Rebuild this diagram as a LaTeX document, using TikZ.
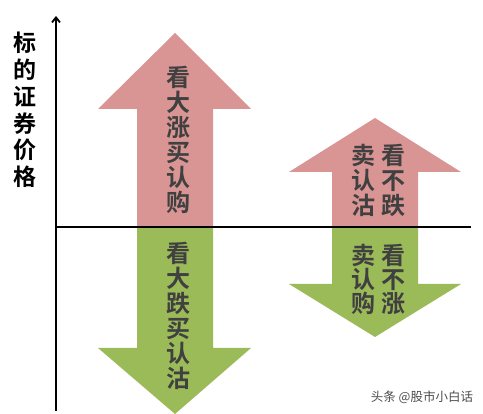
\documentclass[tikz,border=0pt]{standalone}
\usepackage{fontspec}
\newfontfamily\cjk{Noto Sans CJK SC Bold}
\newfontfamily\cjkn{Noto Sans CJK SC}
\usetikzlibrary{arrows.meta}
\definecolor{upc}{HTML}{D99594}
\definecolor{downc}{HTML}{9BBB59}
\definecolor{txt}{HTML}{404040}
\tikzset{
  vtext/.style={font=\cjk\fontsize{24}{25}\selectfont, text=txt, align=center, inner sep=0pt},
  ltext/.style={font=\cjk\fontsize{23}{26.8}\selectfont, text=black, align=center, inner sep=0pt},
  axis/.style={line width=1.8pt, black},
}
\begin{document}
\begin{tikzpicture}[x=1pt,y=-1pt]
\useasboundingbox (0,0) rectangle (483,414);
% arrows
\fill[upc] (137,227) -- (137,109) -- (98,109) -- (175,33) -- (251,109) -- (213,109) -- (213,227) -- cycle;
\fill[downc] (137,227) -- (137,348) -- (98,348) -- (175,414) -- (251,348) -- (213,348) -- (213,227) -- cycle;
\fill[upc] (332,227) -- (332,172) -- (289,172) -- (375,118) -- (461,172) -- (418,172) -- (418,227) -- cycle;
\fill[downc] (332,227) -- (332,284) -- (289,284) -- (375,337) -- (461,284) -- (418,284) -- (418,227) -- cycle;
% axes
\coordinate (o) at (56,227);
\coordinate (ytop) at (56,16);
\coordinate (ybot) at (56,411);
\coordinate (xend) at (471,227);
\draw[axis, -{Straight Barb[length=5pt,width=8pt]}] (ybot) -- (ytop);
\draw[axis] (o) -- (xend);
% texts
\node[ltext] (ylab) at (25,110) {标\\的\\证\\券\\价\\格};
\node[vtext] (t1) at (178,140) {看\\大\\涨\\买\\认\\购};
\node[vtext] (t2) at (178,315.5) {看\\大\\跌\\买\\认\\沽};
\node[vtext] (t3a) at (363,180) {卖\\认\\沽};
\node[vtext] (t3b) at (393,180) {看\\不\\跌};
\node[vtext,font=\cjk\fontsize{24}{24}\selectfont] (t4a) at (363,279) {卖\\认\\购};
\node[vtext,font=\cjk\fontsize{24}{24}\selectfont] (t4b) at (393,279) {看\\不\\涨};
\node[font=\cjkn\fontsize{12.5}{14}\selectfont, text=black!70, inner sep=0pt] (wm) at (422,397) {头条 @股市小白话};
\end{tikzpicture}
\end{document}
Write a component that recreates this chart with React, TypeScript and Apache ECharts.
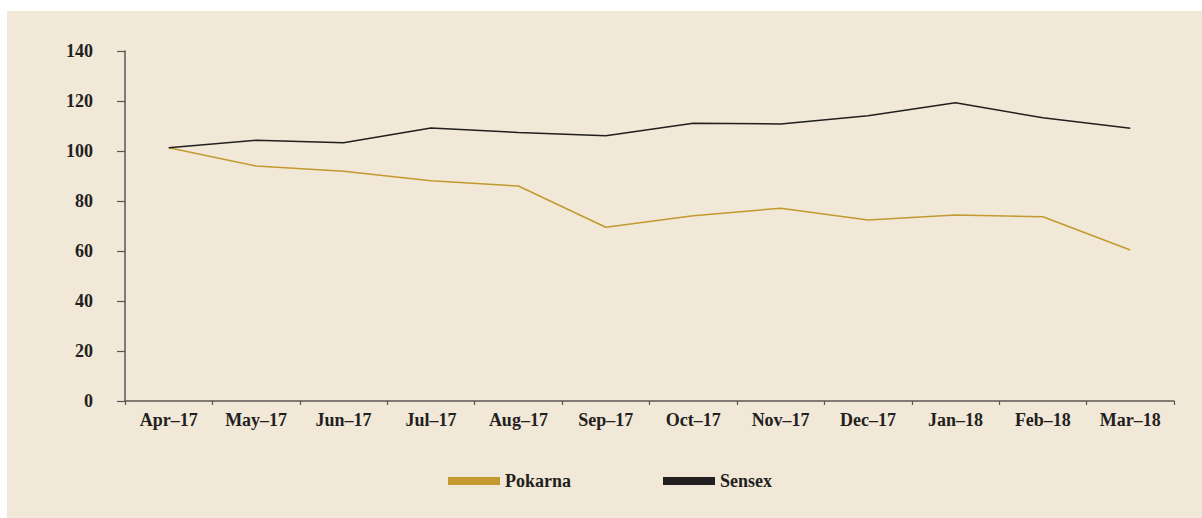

━━━━━━━━━━

# Aim of the task:
Without the images, write out each line of the data verbatim.

# Finished exercise:
Rebuild this diagram as a LaTeX document, using TikZ.
\documentclass[tikz,border=0pt]{standalone}
\usepackage{fontspec}
\newfontfamily\cjk{Noto Sans CJK SC Bold}
\newfontfamily\cjkn{Noto Sans CJK SC}
\usetikzlibrary{arrows.meta}
\definecolor{upc}{HTML}{D99594}
\definecolor{downc}{HTML}{9BBB59}
\definecolor{txt}{HTML}{404040}
\tikzset{
  vtext/.style={font=\cjk\fontsize{24}{25}\selectfont, text=txt, align=center, inner sep=0pt},
  ltext/.style={font=\cjk\fontsize{23}{26.8}\selectfont, text=black, align=center, inner sep=0pt},
  axis/.style={line width=1.8pt, black},
}
\begin{document}
\begin{tikzpicture}[x=1pt,y=-1pt]
\useasboundingbox (0,0) rectangle (483,414);
% arrows
\fill[upc] (137,227) -- (137,109) -- (98,109) -- (175,33) -- (251,109) -- (213,109) -- (213,227) -- cycle;
\fill[downc] (137,227) -- (137,348) -- (98,348) -- (175,414) -- (251,348) -- (213,348) -- (213,227) -- cycle;
\fill[upc] (332,227) -- (332,172) -- (289,172) -- (375,118) -- (461,172) -- (418,172) -- (418,227) -- cycle;
\fill[downc] (332,227) -- (332,284) -- (289,284) -- (375,337) -- (461,284) -- (418,284) -- (418,227) -- cycle;
% axes
\coordinate (o) at (56,227);
\coordinate (ytop) at (56,16);
\coordinate (ybot) at (56,411);
\coordinate (xend) at (471,227);
\draw[axis, -{Straight Barb[length=5pt,width=8pt]}] (ybot) -- (ytop);
\draw[axis] (o) -- (xend);
% texts
\node[ltext] (ylab) at (25,110) {标\\的\\证\\券\\价\\格};
\node[vtext] (t1) at (178,140) {看\\大\\涨\\买\\认\\购};
\node[vtext] (t2) at (178,315.5) {看\\大\\跌\\买\\认\\沽};
\node[vtext] (t3a) at (363,180) {卖\\认\\沽};
\node[vtext] (t3b) at (393,180) {看\\不\\跌};
\node[vtext,font=\cjk\fontsize{24}{24}\selectfont] (t4a) at (363,279) {卖\\认\\购};
\node[vtext,font=\cjk\fontsize{24}{24}\selectfont] (t4b) at (393,279) {看\\不\\涨};
\node[font=\cjkn\fontsize{12.5}{14}\selectfont, text=black!70, inner sep=0pt] (wm) at (422,397) {头条 @股市小白话};
\end{tikzpicture}
\end{document}
Write a component that recreates this chart with React, TypeScript and Apache ECharts.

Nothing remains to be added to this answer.